TASK INSTRUCTIONS — Scan the material and copy every line in which "Write" appears.

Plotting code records
-- begin --
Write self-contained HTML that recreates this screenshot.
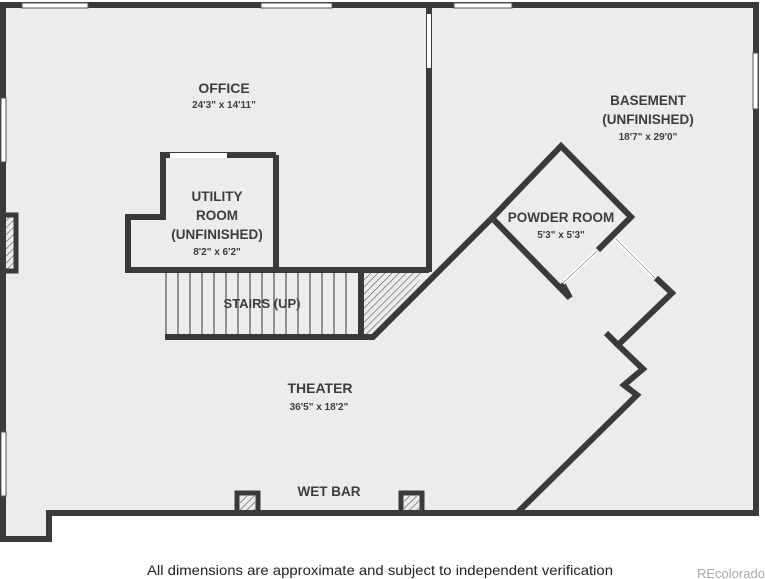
<!DOCTYPE html>
<html><head><style>
html,body{margin:0;padding:0;background:#fff;}
svg{display:block;}
text{font-family:"Liberation Sans","DejaVu Sans",sans-serif;}
</style></head><body>
<svg width="765" height="579" viewBox="0 0 765 579" xmlns="http://www.w3.org/2000/svg">
<defs>
<pattern id="h" width="5" height="5" patternUnits="userSpaceOnUse" patternTransform="rotate(45)">
<rect width="5" height="5" fill="#ececec"/><line x1="0" y1="0" x2="0" y2="5" stroke="#555" stroke-width="1.2"/>
</pattern>
</defs>
<polygon points="3,5 756,5 756,513 49,513 49,539 3,539" fill="#ececec"/>
<polygon points="363,273 426,273 373,335 363,335" fill="url(#h)"/>
<rect x="6" y="217" width="8" height="52" fill="url(#h)"/>
<rect x="240" y="496" width="15" height="15" fill="url(#h)"/>
<rect x="404" y="496" width="15" height="15" fill="url(#h)"/>
<g stroke="#333" stroke-width="1">
<line x1="166" y1="273" x2="166" y2="334"/>
<line x1="178" y1="273" x2="178" y2="334"/><line x1="190" y1="273" x2="190" y2="334"/>
<line x1="202" y1="273" x2="202" y2="334"/><line x1="214" y1="273" x2="214" y2="334"/>
<line x1="226" y1="273" x2="226" y2="334"/><line x1="238" y1="273" x2="238" y2="334"/>
<line x1="250" y1="273" x2="250" y2="334"/><line x1="262" y1="273" x2="262" y2="334"/>
<line x1="274" y1="273" x2="274" y2="334"/><line x1="286" y1="273" x2="286" y2="334"/>
<line x1="298" y1="273" x2="298" y2="334"/><line x1="310" y1="273" x2="310" y2="334"/>
<line x1="322" y1="273" x2="322" y2="334"/><line x1="334" y1="273" x2="334" y2="334"/>
<line x1="346" y1="273" x2="346" y2="334"/>
</g>
<g fill="none" stroke="#3a3a3a" stroke-width="6" stroke-linejoin="miter">
<polygon points="3,5 756,5 756,513 49,513 49,539 3,539"/>
<line x1="429" y1="5" x2="429" y2="272"/>
<polyline points="276,155 163,155 163,217 128,217 128,270 429,270"/>
<line x1="276" y1="155" x2="276" y2="270"/>
<line x1="361" y1="270" x2="361" y2="337"/>
<polyline points="165,337 373,337 490,220"/>
<polyline points="570,298 492,218 561,146 631,217 598,250"/>
<line x1="562" y1="283" x2="570" y2="298"/>
<polyline points="656,278 672,293 618,345 643,369 624,385 637,395 517,513"/>
<line x1="606" y1="333" x2="618" y2="345"/>
<rect x="237" y="493" width="21" height="20" stroke-width="5"/>
<rect x="401" y="493" width="21" height="20" stroke-width="5"/>
<rect x="3" y="215" width="13" height="56" stroke-width="5"/>
</g>
<g fill="#fff" stroke="#555" stroke-width="1">
<rect x="427" y="14" width="4" height="54" stroke="none"/>
<rect x="170" y="153" width="57" height="5" stroke="none"/>
<rect x="22" y="3" width="66" height="5"/>
<rect x="261" y="3" width="71" height="5"/>
<rect x="454" y="3" width="58" height="5"/>
<rect x="1" y="98" width="5" height="64"/>
<rect x="1" y="432" width="5" height="64"/>
<rect x="753" y="53" width="5" height="56"/>
</g>
<line x1="597" y1="251" x2="563" y2="283" stroke="#fff" stroke-width="4"/>
<line x1="597" y1="251" x2="563" y2="283" stroke="#777" stroke-width="0.6"/>
<line x1="616" y1="239" x2="655" y2="278" stroke="#fff" stroke-width="4"/>
<line x1="616" y1="239" x2="655" y2="278" stroke="#777" stroke-width="0.6"/>
<g fill="#3d3d3d" font-weight="bold" text-anchor="middle">
<text x="224" y="93" font-size="14">OFFICE</text>
<text x="224" y="108" font-size="10">24'3" x 14'11"</text>
<text x="217" y="201" font-size="13.5">UTILITY</text>
<text x="217" y="220" font-size="13.5">ROOM</text>
<text x="217" y="239" font-size="13.5">(UNFINISHED)</text>
<text x="217" y="255" font-size="10">8'2" x 6'2"</text>
<text x="262" y="308" font-size="13">STAIRS (UP)</text>
<text x="320" y="393" font-size="14">THEATER</text>
<text x="319" y="410" font-size="10">36'5" x 18'2"</text>
<text x="329" y="496" font-size="13.5">WET BAR</text>
<text x="648" y="105" font-size="13.5">BASEMENT</text>
<text x="648" y="124" font-size="13.5">(UNFINISHED)</text>
<text x="648" y="140" font-size="10">18'7" x 29'0"</text>
<text x="561" y="222" font-size="13.5">POWDER ROOM</text>
<text x="561" y="238" font-size="10">5'3" x 5'3"</text>
</g>
<text x="147" y="575" font-size="14" fill="#222" textLength="466" lengthAdjust="spacingAndGlyphs">All dimensions are approximate and subject to independent verification</text>
<text x="697" y="578" font-size="13" fill="#aaa">REcolorado</text>
</svg>
</body></html>
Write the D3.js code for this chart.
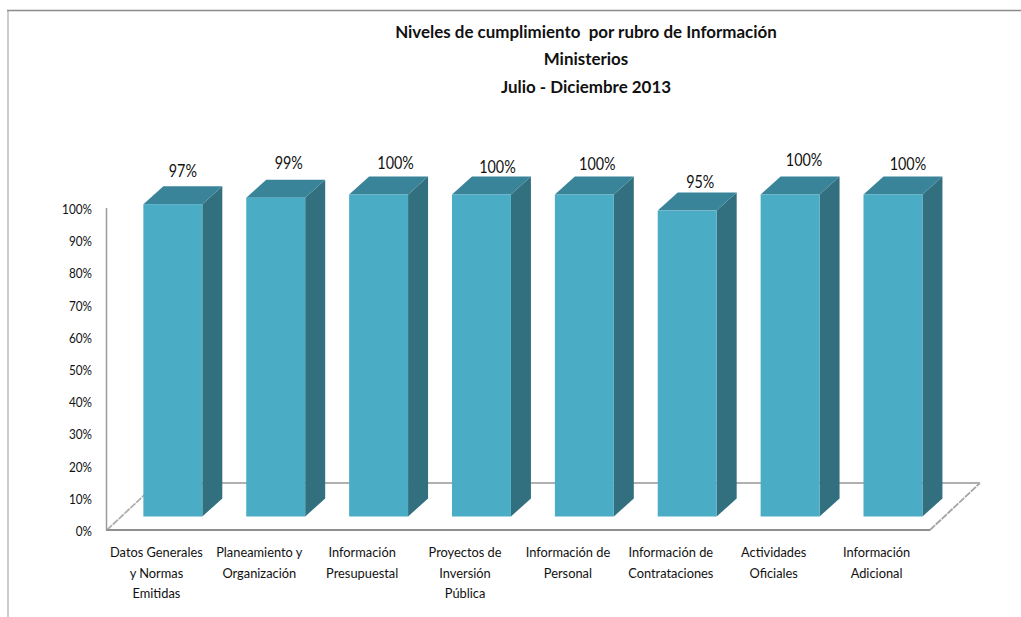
<!DOCTYPE html>
<html><head><meta charset="utf-8">
<script src="https://cdn.jsdelivr.net/npm/d3@7"></script>
<style>html,body{margin:0;background:#fff}svg{display:block}text{font-family:Lato,"Open Sans",sans-serif;fill:#111}</style>
</head><body><svg id="c" width="1021" height="617"></svg>
<script>
const titleLines=["Niveles de cumplimiento  por rubro de Información","Ministerios","Julio - Diciembre 2013"];
const categories=[["Datos Generales","y Normas","Emitidas"],["Planeamiento y","Organización"],["Información","Presupuestal"],["Proyectos de","Inversión","Pública"],["Información de","Personal"],["Información de","Contrataciones"],["Actividades","Oficiales"],["Información","Adicional"]];
const values=[97,99,100,100,100,95,100,100];
const yTicks=[0,10,20,30,40,50,60,70,80,90,100];
const labelNudgeX=[0,3,7,6,3,3,4,5];
const labelNudgeY=[-1,-3,0,4,1,3,-3,1];

const svg=d3.select("#c");
const x=d3.scaleBand().domain(d3.range(values.length)).range([107,930]).paddingInner(0.427).paddingOuter(0.2135);
const y=d3.scaleLinear().domain([0,100]).range([530,208]);
const floorDx=50,floorDy=-47,barShiftX=14.4,barShiftY=-13.5,depthX=20,depthY=-18;
const condense=(sel,f)=>sel.each(function(){this.setAttribute("textLength",this.getComputedTextLength()*f);this.setAttribute("lengthAdjust","spacingAndGlyphs");});

svg.append("path").attr("d","M8,617V10").attr("fill","none").attr("stroke","#cccccc").attr("stroke-width",2);
svg.append("path").attr("d","M7,10.5H1021").attr("stroke","#8c8c8c").attr("stroke-width",1.4);

const floor=svg.append("g").attr("fill","none");
floor.append("line").attr("x1",107).attr("x2",107+floorDx).attr("y1",y(0)).attr("y2",y(0)+floorDy).attr("stroke","#b0b0b0").attr("stroke-width",1.8).attr("stroke-dasharray","7 1");
floor.append("line").attr("x1",930).attr("x2",930+floorDx).attr("y1",y(0)).attr("y2",y(0)+floorDy).attr("stroke","#a4a4a4").attr("stroke-width",1.8).attr("stroke-dasharray","7 1");
floor.append("line").attr("x1",107+floorDx).attr("x2",930+floorDx).attr("y1",y(0)+floorDy).attr("y2",y(0)+floorDy).attr("stroke","#b0b0b0").attr("stroke-width",2);
floor.append("line").attr("x1",106).attr("x2",930).attr("y1",y(0)).attr("y2",y(0)).attr("stroke","#8f8f8f").attr("stroke-width",2);
floor.append("line").attr("x1",106.5).attr("x2",106.5).attr("y1",y(100)).attr("y2",y(0)).attr("stroke","#9a9a9a").attr("stroke-width",1.5);

const ax=svg.append("g").attr("transform","translate(92,1)").call(d3.axisLeft(y).tickValues(yTicks).tickFormat(d=>d+"%").tickSize(0).tickPadding(0));
ax.select(".domain").remove();
ax.selectAll("text").attr("font-size",14).style("font-family","Lato").call(condense,0.84);

const bars=svg.append("g").selectAll("g").data(values).join("g")
  .attr("transform",(d,i)=>`translate(${x(i)+barShiftX},${barShiftY})`);
bars.append("path").attr("fill","#32707f").attr("d",d=>{const w=x.bandwidth(),t=y(d),b=y(0);
  return `M${w},${t}l${depthX},${depthY}V${b+depthY}l${-depthX},${-depthY}Z`;});
bars.append("path").attr("fill","#3a8499").attr("d",d=>{const w=x.bandwidth(),t=y(d);
  return `M0,${t}l${depthX},${depthY}H${w+depthX}l${-depthX},${-depthY}Z`;});
bars.append("rect").attr("fill","#4bacc6").attr("width",x.bandwidth()).attr("y",d=>y(d)).attr("height",d=>y(0)-y(d));

svg.append("g").selectAll("text").data(values).join("text")
  .attr("text-anchor","middle").attr("font-size",16.5)
  .attr("x",(d,i)=>x(i)+barShiftX+x.bandwidth()/2+depthX/2+labelNudgeX[i])
  .attr("y",(d,i)=>y(d)+barShiftY+depthY-8+labelNudgeY[i])
  .text(d=>d+"%").call(condense,0.87);

categories.forEach((lines,i)=>{
  svg.append("g").selectAll("text").data(lines).join("text")
    .attr("text-anchor","middle").attr("font-size",13.5)
    .attr("x",x(i)+x.bandwidth()/2-2).attr("y",(l,j)=>557+j*20.5).text(l=>l).call(condense,0.95);
});

svg.append("g").selectAll("text").data(titleLines).join("text")
  .attr("text-anchor","middle").attr("x",586).attr("y",(d,i)=>37.5+i*27.5)
  .attr("font-size",17.5).attr("font-weight",700).style("white-space","pre").text(d=>d).call(condense,0.967);
</script></body></html>
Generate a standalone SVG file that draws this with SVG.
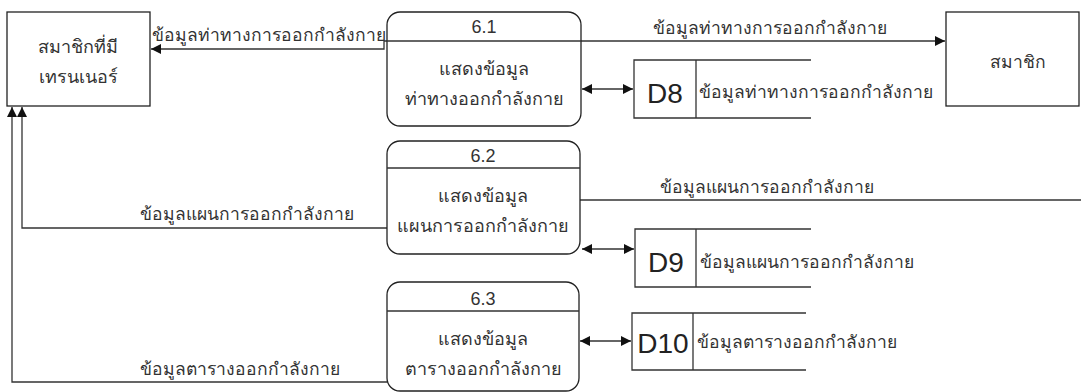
-- end --
EXPECTED ANSWER —
Write self-contained HTML that recreates this screenshot.
Write the D3.js code for this chart.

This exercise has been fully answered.